WHAT TO PRODUCE :: Please print exactly the lines below, from the start of the material up to and including the line with "from matplotlib.lines import Line2D", but none of the pictures.

# start of MATERIAL PROVIDED

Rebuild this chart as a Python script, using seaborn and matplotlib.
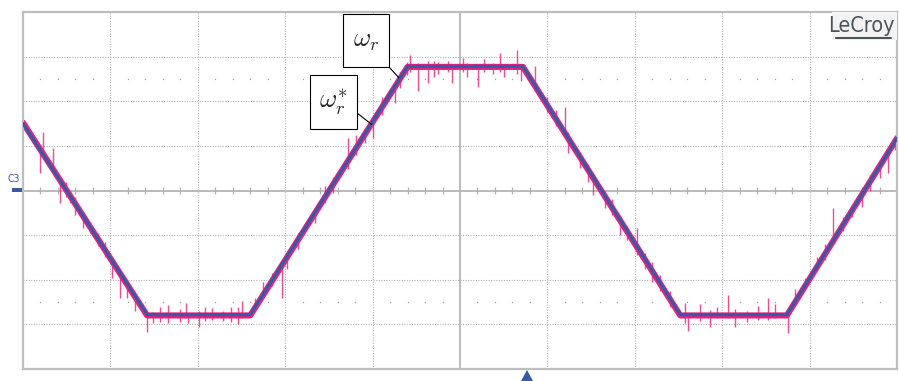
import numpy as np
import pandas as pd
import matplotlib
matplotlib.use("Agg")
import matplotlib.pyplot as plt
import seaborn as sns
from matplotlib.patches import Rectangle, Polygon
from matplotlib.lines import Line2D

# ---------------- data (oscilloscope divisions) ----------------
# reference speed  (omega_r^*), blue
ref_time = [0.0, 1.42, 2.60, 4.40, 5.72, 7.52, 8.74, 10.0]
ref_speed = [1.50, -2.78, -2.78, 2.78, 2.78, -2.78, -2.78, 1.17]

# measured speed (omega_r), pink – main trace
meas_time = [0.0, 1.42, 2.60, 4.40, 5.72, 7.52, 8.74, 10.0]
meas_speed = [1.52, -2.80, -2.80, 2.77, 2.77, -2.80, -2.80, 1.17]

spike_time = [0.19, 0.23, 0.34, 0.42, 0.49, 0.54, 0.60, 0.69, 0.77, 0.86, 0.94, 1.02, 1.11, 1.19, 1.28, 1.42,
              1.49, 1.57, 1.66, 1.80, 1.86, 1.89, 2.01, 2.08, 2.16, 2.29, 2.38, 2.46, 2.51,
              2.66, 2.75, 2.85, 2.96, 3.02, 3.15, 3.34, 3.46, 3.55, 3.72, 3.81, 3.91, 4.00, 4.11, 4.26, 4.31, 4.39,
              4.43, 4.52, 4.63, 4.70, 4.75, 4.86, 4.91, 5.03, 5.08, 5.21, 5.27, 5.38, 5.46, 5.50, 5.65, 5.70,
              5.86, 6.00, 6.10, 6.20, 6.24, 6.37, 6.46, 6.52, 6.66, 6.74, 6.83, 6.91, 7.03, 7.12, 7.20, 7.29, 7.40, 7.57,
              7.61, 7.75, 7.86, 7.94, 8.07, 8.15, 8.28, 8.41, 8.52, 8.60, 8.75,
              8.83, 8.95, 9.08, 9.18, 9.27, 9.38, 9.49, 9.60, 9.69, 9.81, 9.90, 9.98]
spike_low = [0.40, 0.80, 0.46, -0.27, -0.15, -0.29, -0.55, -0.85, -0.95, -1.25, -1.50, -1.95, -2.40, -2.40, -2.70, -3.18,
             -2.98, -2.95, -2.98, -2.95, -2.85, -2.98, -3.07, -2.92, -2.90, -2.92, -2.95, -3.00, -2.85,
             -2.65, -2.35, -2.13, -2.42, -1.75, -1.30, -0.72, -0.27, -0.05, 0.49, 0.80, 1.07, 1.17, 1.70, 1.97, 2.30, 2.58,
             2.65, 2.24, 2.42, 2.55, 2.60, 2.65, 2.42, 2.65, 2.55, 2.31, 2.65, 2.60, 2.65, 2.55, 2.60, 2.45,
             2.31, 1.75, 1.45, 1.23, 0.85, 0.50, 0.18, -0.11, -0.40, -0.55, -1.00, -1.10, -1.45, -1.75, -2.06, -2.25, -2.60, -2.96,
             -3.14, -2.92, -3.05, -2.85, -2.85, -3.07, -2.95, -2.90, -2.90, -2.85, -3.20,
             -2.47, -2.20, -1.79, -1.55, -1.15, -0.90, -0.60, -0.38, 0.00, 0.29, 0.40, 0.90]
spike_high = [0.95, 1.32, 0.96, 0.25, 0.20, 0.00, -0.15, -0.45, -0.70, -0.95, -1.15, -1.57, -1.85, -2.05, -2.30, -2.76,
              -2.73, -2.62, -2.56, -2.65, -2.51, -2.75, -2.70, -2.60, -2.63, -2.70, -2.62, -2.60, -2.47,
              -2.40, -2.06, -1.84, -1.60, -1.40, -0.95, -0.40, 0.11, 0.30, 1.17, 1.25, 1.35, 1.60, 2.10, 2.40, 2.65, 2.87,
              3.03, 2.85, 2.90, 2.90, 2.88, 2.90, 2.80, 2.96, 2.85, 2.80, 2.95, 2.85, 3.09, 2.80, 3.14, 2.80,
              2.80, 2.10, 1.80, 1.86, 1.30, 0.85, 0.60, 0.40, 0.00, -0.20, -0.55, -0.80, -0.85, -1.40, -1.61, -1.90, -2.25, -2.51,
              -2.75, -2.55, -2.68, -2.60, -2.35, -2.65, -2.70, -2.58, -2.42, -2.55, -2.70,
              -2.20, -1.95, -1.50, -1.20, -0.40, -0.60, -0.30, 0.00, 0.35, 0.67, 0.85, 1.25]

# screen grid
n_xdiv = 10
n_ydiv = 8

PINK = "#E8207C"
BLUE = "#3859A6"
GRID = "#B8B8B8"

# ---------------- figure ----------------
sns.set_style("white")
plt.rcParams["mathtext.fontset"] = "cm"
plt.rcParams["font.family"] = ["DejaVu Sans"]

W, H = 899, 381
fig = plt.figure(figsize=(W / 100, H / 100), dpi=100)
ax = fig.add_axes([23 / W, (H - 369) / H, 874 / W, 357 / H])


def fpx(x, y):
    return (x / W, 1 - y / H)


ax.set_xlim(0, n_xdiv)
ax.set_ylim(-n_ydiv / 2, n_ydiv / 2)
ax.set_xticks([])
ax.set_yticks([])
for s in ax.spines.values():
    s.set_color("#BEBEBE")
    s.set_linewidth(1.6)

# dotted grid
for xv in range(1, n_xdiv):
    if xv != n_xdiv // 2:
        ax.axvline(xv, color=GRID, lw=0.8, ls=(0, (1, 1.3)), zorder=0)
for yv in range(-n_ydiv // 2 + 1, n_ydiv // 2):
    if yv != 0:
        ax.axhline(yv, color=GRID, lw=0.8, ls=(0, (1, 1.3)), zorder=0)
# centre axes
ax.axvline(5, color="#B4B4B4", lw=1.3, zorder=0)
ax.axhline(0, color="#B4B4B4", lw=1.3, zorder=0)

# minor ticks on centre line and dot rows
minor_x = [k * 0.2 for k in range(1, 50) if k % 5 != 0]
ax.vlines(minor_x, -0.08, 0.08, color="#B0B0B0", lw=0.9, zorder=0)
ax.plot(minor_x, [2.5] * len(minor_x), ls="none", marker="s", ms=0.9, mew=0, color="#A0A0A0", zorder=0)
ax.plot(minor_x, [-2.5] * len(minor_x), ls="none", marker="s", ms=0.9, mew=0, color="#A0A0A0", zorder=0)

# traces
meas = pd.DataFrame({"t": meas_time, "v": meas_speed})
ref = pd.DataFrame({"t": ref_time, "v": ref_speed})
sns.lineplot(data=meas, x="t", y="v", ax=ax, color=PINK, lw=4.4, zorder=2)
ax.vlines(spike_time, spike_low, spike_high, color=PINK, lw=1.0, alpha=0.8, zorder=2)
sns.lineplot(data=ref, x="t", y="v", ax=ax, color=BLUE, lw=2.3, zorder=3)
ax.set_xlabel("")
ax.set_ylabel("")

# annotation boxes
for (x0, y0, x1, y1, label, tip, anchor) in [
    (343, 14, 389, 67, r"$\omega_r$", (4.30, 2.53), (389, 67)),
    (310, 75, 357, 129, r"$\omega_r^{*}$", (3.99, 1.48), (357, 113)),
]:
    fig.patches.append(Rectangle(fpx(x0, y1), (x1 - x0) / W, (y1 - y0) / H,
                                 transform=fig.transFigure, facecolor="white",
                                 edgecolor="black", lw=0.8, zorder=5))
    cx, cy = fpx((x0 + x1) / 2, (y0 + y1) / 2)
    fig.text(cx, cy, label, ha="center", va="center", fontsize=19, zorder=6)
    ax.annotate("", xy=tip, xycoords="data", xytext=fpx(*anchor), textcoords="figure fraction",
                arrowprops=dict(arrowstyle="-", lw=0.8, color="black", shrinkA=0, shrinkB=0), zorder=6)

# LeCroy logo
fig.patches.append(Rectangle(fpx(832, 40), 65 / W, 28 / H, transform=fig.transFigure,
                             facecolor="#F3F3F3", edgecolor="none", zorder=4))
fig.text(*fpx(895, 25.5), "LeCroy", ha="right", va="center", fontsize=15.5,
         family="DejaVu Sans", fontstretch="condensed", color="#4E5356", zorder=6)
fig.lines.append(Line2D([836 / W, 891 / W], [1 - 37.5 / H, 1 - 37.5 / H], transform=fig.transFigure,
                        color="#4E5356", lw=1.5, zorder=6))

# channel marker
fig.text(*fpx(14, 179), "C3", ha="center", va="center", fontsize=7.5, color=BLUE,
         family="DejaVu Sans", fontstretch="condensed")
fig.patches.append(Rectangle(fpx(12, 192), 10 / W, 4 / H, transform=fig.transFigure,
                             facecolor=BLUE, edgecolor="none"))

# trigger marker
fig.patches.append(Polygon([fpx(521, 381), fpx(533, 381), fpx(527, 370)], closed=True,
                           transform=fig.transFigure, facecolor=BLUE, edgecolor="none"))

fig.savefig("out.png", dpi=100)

# end of MATERIAL PROVIDED

FULL RESPONSE ::
Rebuild this chart as a Python script, using seaborn and matplotlib.
import numpy as np
import pandas as pd
import matplotlib
matplotlib.use("Agg")
import matplotlib.pyplot as plt
import seaborn as sns
from matplotlib.patches import Rectangle, Polygon
from matplotlib.lines import Line2D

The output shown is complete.